══ Data

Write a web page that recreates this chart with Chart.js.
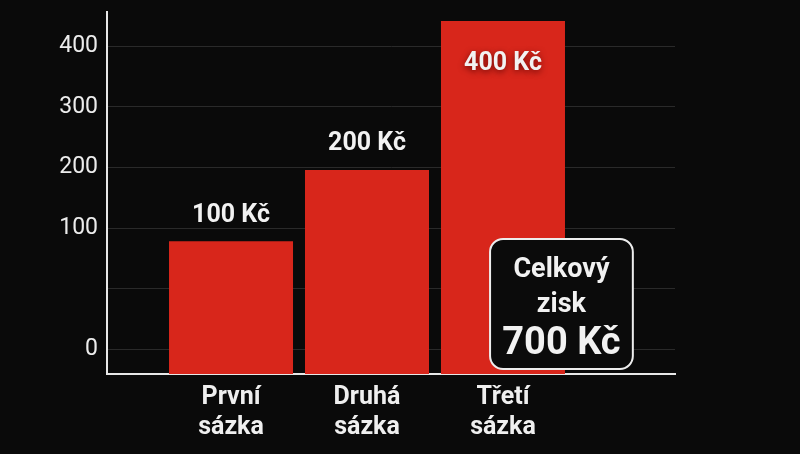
<!DOCTYPE html>
<html>
<head>
<meta charset="utf-8">
<script src="https://cdn.jsdelivr.net/npm/chart.js@4/dist/chart.umd.min.js"></script>
<style>
  html, body { margin: 0; padding: 0; background: #0a0a0a; }
  #wrap { width: 800px; height: 454px; }
</style>
</head>
<body>
<div id="wrap"><canvas id="betsChart"></canvas></div>
<script>
// categories and bar heights (measured in gridline steps of the drawn axis)
const categories = [['První', 'sázka'], ['Druhá', 'sázka'], ['Třetí', 'sázka']];
const barHeights = [1.78, 2.96, 5.42];
const valueLabels = ['100 Kč', '200 Kč', '400 Kč'];

// the axis labels as printed on the gridlines, bottom to top
const gridPositions = [0, 1, 2, 3, 4, 5];
const gridLabels = ['0', '', '100', '200', '300', '400'];

const totalLines = ['Celkový', 'zisk', '700 Kč'];

const FONT = 'Roboto, "Noto Sans", sans-serif';
const BAR_RED = '#d8261b';
const Y_MIN = -0.413;

const valueLabelPlugin = {
  id: 'valueLabels',
  afterDatasetsDraw(chart) {
    const { ctx, chartArea } = chart;
    const meta = chart.getDatasetMeta(0);
    ctx.save();
    ctx.font = 'bold 25px ' + FONT;
    ctx.textAlign = 'center';
    ctx.textBaseline = 'middle';
    meta.data.forEach((bar, i) => {
      const inside = bar.y - 45 < chartArea.top;
      ctx.fillStyle = '#f2f2f2';
      if (inside) {
        ctx.shadowColor = 'rgba(80,0,0,0.8)';
        ctx.shadowBlur = 6;
        ctx.shadowOffsetY = 2;
        ctx.fillText(valueLabels[i], bar.x, bar.y + 43);
      } else {
        ctx.shadowColor = 'transparent';
        ctx.fillText(valueLabels[i], bar.x, bar.y - 26);
      }
    });
    ctx.restore();
  }
};

const totalBoxPlugin = {
  id: 'totalBox',
  afterDraw(chart) {
    const { ctx } = chart;
    const xs = chart.scales.x, ys = chart.scales.y;
    const left = xs.getPixelForValue(1.905);
    const right = xs.getPixelForValue(2.955);
    const top = ys.getPixelForValue(1.82);
    const bottom = ys.getPixelForValue(-0.33);
    const cx = (left + right) / 2;
    ctx.save();
    ctx.beginPath();
    ctx.roundRect(left, top, right - left, bottom - top, 13);
    ctx.fillStyle = '#0b0b0b';
    ctx.fill();
    ctx.lineWidth = 2;
    ctx.strokeStyle = '#ededed';
    ctx.stroke();
    ctx.fillStyle = '#f2f2f2';
    ctx.textAlign = 'center';
    ctx.textBaseline = 'alphabetic';
    ctx.font = 'bold 27px ' + FONT;
    ctx.fillText(totalLines[0], cx, top + 38);
    ctx.fillText(totalLines[1], cx, top + 73);
    ctx.font = 'bold 38px ' + FONT;
    ctx.fillText(totalLines[2], cx, top + 115);
    ctx.restore();
  }
};

new Chart(document.getElementById('betsChart'), {
  type: 'bar',
  data: {
    datasets: [{
      data: barHeights.map((h, i) => ({ x: i, y: h })),
      base: Y_MIN,
      backgroundColor: BAR_RED,
      borderWidth: 0,
      barPercentage: 0.912,
      categoryPercentage: 1
    }]
  },
  options: {
    responsive: true,
    maintainAspectRatio: false,
    animation: false,
    layout: { padding: { top: 12, right: 125, left: 0, bottom: 0 } },
    plugins: { legend: { display: false }, tooltip: { enabled: false } },
    scales: {
      x: {
        type: 'linear',
        offset: false,
        min: -0.912,
        max: 3.265,
        afterBuildTicks: (scale) => { scale.ticks = categories.map((c, i) => ({ value: i })); },
        afterFit: (scale) => { scale.height = 80; scale.paddingLeft = 0; scale.paddingRight = 0; },
        grid: { display: false, drawTicks: false, offset: false },
        border: { display: true, color: '#e8e8e8', width: 2 },
        ticks: {
          callback: (v) => categories[v],
          color: '#efefef',
          font: { family: FONT, size: 25, weight: 'bold', lineHeight: 1.2 },
          padding: 9,
          maxRotation: 0,
          autoSkip: false
        }
      },
      y: {
        min: Y_MIN,
        max: 5.57,
        afterBuildTicks: (scale) => { scale.ticks = gridPositions.map(v => ({ value: v })); },
        afterFit: (scale) => { scale.width = 107; scale.paddingTop = 0; scale.paddingBottom = 0; },
        grid: { color: '#2a2a2a', lineWidth: 1, drawTicks: false },
        border: { display: true, color: '#e8e8e8', width: 2 },
        ticks: {
          callback: (v) => gridLabels[gridPositions.indexOf(v)],
          color: '#ececec',
          font: { family: FONT, size: 23 },
          padding: 9
        }
      }
    }
  },
  plugins: [valueLabelPlugin, totalBoxPlugin]
});
</script>
</body>
</html>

════

-- Goal --
Omit the pictures and output all of the other material exactly.

-- Result --
Write a web page that recreates this chart with Chart.js.
<!DOCTYPE html>
<html>
<head>
<meta charset="utf-8">
<script src="https://cdn.jsdelivr.net/npm/chart.js@4/dist/chart.umd.min.js"></script>
<style>
  html, body { margin: 0; padding: 0; background: #0a0a0a; }
  #wrap { width: 800px; height: 454px; }
</style>
</head>
<body>
<div id="wrap"><canvas id="betsChart"></canvas></div>
<script>
// categories and bar heights (measured in gridline steps of the drawn axis)
const categories = [['První', 'sázka'], ['Druhá', 'sázka'], ['Třetí', 'sázka']];
const barHeights = [1.78, 2.96, 5.42];
const valueLabels = ['100 Kč', '200 Kč', '400 Kč'];

// the axis labels as printed on the gridlines, bottom to top
const gridPositions = [0, 1, 2, 3, 4, 5];
const gridLabels = ['0', '', '100', '200', '300', '400'];

const totalLines = ['Celkový', 'zisk', '700 Kč'];

const FONT = 'Roboto, "Noto Sans", sans-serif';
const BAR_RED = '#d8261b';
const Y_MIN = -0.413;

const valueLabelPlugin = {
  id: 'valueLabels',
  afterDatasetsDraw(chart) {
    const { ctx, chartArea } = chart;
    const meta = chart.getDatasetMeta(0);
    ctx.save();
    ctx.font = 'bold 25px ' + FONT;
    ctx.textAlign = 'center';
    ctx.textBaseline = 'middle';
    meta.data.forEach((bar, i) => {
      const inside = bar.y - 45 < chartArea.top;
      ctx.fillStyle = '#f2f2f2';
      if (inside) {
        ctx.shadowColor = 'rgba(80,0,0,0.8)';
        ctx.shadowBlur = 6;
        ctx.shadowOffsetY = 2;
        ctx.fillText(valueLabels[i], bar.x, bar.y + 43);
      } else {
        ctx.shadowColor = 'transparent';
        ctx.fillText(valueLabels[i], bar.x, bar.y - 26);
      }
    });
    ctx.restore();
  }
};

const totalBoxPlugin = {
  id: 'totalBox',
  afterDraw(chart) {
    const { ctx } = chart;
    const xs = chart.scales.x, ys = chart.scales.y;
    const left = xs.getPixelForValue(1.905);
    const right = xs.getPixelForValue(2.955);
    const top = ys.getPixelForValue(1.82);
    const bottom = ys.getPixelForValue(-0.33);
    const cx = (left + right) / 2;
    ctx.save();
    ctx.beginPath();
    ctx.roundRect(left, top, right - left, bottom - top, 13);
    ctx.fillStyle = '#0b0b0b';
    ctx.fill();
    ctx.lineWidth = 2;
    ctx.strokeStyle = '#ededed';
    ctx.stroke();
    ctx.fillStyle = '#f2f2f2';
    ctx.textAlign = 'center';
    ctx.textBaseline = 'alphabetic';
    ctx.font = 'bold 27px ' + FONT;
    ctx.fillText(totalLines[0], cx, top + 38);
    ctx.fillText(totalLines[1], cx, top + 73);
    ctx.font = 'bold 38px ' + FONT;
    ctx.fillText(totalLines[2], cx, top + 115);
    ctx.restore();
  }
};

new Chart(document.getElementById('betsChart'), {
  type: 'bar',
  data: {
    datasets: [{
      data: barHeights.map((h, i) => ({ x: i, y: h })),
      base: Y_MIN,
      backgroundColor: BAR_RED,
      borderWidth: 0,
      barPercentage: 0.912,
      categoryPercentage: 1
    }]
  },
  options: {
    responsive: true,
    maintainAspectRatio: false,
    animation: false,
    layout: { padding: { top: 12, right: 125, left: 0, bottom: 0 } },
    plugins: { legend: { display: false }, tooltip: { enabled: false } },
    scales: {
      x: {
        type: 'linear',
        offset: false,
        min: -0.912,
        max: 3.265,
        afterBuildTicks: (scale) => { scale.ticks = categories.map((c, i) => ({ value: i })); },
        afterFit: (scale) => { scale.height = 80; scale.paddingLeft = 0; scale.paddingRight = 0; },
        grid: { display: false, drawTicks: false, offset: false },
        border: { display: true, color: '#e8e8e8', width: 2 },
        ticks: {
          callback: (v) => categories[v],
          color: '#efefef',
          font: { family: FONT, size: 25, weight: 'bold', lineHeight: 1.2 },
          padding: 9,
          maxRotation: 0,
          autoSkip: false
        }
      },
      y: {
        min: Y_MIN,
        max: 5.57,
        afterBuildTicks: (scale) => { scale.ticks = gridPositions.map(v => ({ value: v })); },
        afterFit: (scale) => { scale.width = 107; scale.paddingTop = 0; scale.paddingBottom = 0; },
        grid: { color: '#2a2a2a', lineWidth: 1, drawTicks: false },
        border: { display: true, color: '#e8e8e8', width: 2 },
        ticks: {
          callback: (v) => gridLabels[gridPositions.indexOf(v)],
          color: '#ececec',
          font: { family: FONT, size: 23 },
          padding: 9
        }
      }
    }
  },
  plugins: [valueLabelPlugin, totalBoxPlugin]
});
</script>
</body>
</html>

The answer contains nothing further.